●2016年8月中旬

 

いよいよ入院の日となった。

この頃は比較的精神状態も安定していて、落ち着いて入院の手続きを済ませることができた。

病室は6人部屋だったが、カーテンは全て閉め切られ、物々しい空気が満ちていて少し息がつまりそうだった。

 

身長、体重、体温、血圧、酸素量の測定やら、病棟の案内やら、オペの説明等でしばらくはバタバタとしていた。

最初に入院のスケジュールを渡されたのだが、そのプリントの右上に「卵巣癌/根治術」と書かれていて微妙な気分に……。

確かに「悪性の可能性は否定できない」という話でしたがね……一応は「手術してからでないと良悪の診断ができない」ということになってるのだから、そこは徹底して「卵巣腫瘍」程度の表現に抑えておいてほしいと思う。

些細なことだけど、患者はナーバスになるんだよ……(´・ω・`)

 

手術は大体4時間の予定であることを聞いた。

良性腫瘍だと2時間程だとどこかで見かけたので、「やっぱり悪いものの可能性が高いから長めに予定されてるんだなぁ」とここでも微妙な気分に。

両親にいたっては30分くらいの手術だと思ってたらしく、思いのほか大がかりであることを知りビビっているようだった。いや30分て……それはさすがにないでしょうよ……w

 

一通りの説明が終わり、まったりし始めた夕方頃。

剃毛のために看護士さん(とても可愛い)に処置室に呼ばれた。

いろんな方のブログで術前に剃毛があることは学んでいたので、覚悟はできていたけれどやはり恥ずかしかった。

しかしパンツを少し下げたところ、

 

「あ……これなら大丈夫です」

 

と、看護士さんに言われ、結局剃毛は無しに。

 

「え……? いいんですか?」

 

普通に生えてますけど……?

 

「はい、大丈夫です」

 

「本当に?」

 

「はい」

 

「そういうものなんですか……?」

 

術前に剃毛をしなかった人のブログを見かけたことがなかったので、不安のあまりつい食い下がってしまったのだが、看護士さんが顔を赤らめながら「大丈夫です」と苦笑するので、だんだんセクハラをしているような気分になった。

別に剃ってほしかったわけじゃないんですよ……。

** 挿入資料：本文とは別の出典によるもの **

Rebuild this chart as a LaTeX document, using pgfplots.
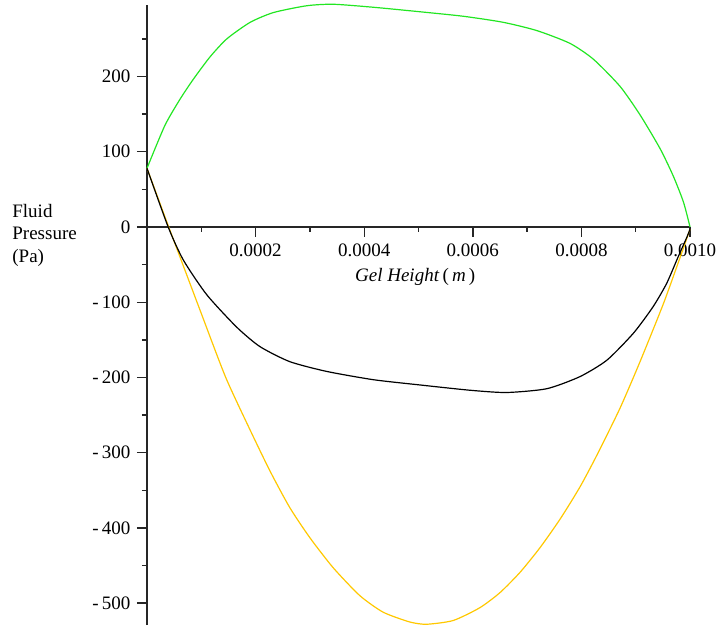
\documentclass[border=0pt]{standalone}
\usepackage{fontspec}
\setmainfont{Liberation Serif}
\usepackage{pgfplots}
\pgfplotsset{compat=1.18}
\definecolor{mgreen}{HTML}{22E622}
\definecolor{myellow}{HTML}{FFC800}

\begin{document}
\fontsize{9.5}{11.25}\selectfont
\begin{tikzpicture}
\begin{axis}[
    at={(0,0)}, anchor=south west,
    scale only axis, width=271.5pt, height=310pt,
    xmin=0, xmax=0.001, ymin=-529, ymax=295,
    axis x line=middle, axis y line=left,
    axis line style={-, line width=0.7pt, black!85},
    tick style={black!85, line width=0.7pt},
    tick align=outside,
    major tick length=5pt, minor tick length=2.5pt,
    hide obscured x ticks=false, hide obscured y ticks=false,
    scaled x ticks=false,
    xtick={0.0002,0.0004,0.0006,0.0008,0.001},
    xticklabels={0.0002,0.0004,0.0006,0.0008,0.0010},
    minor xtick={0.0001,0.0003,0.0005,0.0007,0.0009},
    ytick={-500,-400,-300,-200,-100,0,100,200},
    yticklabels={-\,500,-\,400,-\,300,-\,200,-\,100,0,100,200},
    minor ytick={-450,-350,-250,-150,-50,50,150,250},
    clip=false,
]
% green
\addplot[mgreen, line width=0.6pt, smooth, tension=0.4] coordinates {
    (0,78) (0.000033,135) (0.000061,170) (0.000085,196) (0.000116,226)
    (0.000147,250) (0.000190,272) (0.000233,285) (0.000294,294) (0.000343,296)
    (0.000417,292) (0.000503,286) (0.000583,280) (0.000656,272) (0.000718,261)
    (0.000779,244) (0.000822,223) (0.000871,187) (0.000908,149) (0.000945,104)
    (0.000969,68) (0.000988,33) (0.001,0)
};
% yellow
\addplot[myellow, line width=0.6pt, smooth, tension=0.4] coordinates {
    (0,78) (0.00004,0) (0.0001,-115) (0.000145,-200) (0.000190,-270)
    (0.000227,-325) (0.000263,-373) (0.000300,-413) (0.000343,-453)
    (0.000392,-490) (0.000435,-512) (0.000484,-525) (0.000515,-528)
    (0.000564,-523) (0.000613,-506) (0.000650,-486) (0.000687,-459)
    (0.000724,-426) (0.000761,-388) (0.000797,-346) (0.000828,-304)
    (0.000871,-241) (0.000908,-179) (0.000951,-102) (0.000982,-40) (0.001,-3)
};
% black
\addplot[black, line width=0.6pt, smooth, tension=0.4] coordinates {
    (0,78) (0.000039,0) (0.000067,-44) (0.000110,-90) (0.000165,-133)
    (0.000208,-159) (0.000263,-179) (0.000331,-192) (0.000417,-203)
    (0.000503,-210) (0.000595,-217) (0.000662,-220) (0.000736,-215)
    (0.000797,-199) (0.000847,-177) (0.000896,-141) (0.000932,-106)
    (0.000957,-75) (0.000978,-40) (0.000994,-14) (0.001,-3)
};
\node[inner sep=0pt] at (axis cs:0.000494,-66) {\textit{Gel Height}\,(\,\textit{m}\,)};
\end{axis}
\node[anchor=west, align=left, inner sep=0pt] at (-67.5pt,195pt) {Fluid\\Pressure\\(Pa)};
\pgfresetboundingbox
\path (-73.5pt,-1pt) rectangle (288pt,312.5pt);
\end{tikzpicture}
\end{document}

手術に支障はないのか心配になっただけなんですよ……(・Θ・;)

 

そして入院初日の予定は全て終わり、夕食後に下剤(センノシド錠)を飲んで、テレビを見て、消灯へ。

それらの合間に、向かいのベッドから、手術を終えたばかりであろう人の嘔吐音が頻繁に聞こえてきて、どんどん気持ちが落ち込んでいった。

入院中、最も精神的にキツかったのがこれだったように思う。

私の病室は手術前後の方々が集められていたので、麻酔の副作用で嘔吐をしている様子がほとんどのベッドから伝わってきた。

看護士さん早く吐き気止め持ってきてあげて……! と、何度もナースコールを連打したい気分に駆られた。

 

いろいろな不安もあり、その夜は一睡もできなかった。

手術時に麻酔で寝ればいいやと開き直って、ベッドの中でずっとスマホをいじっていた。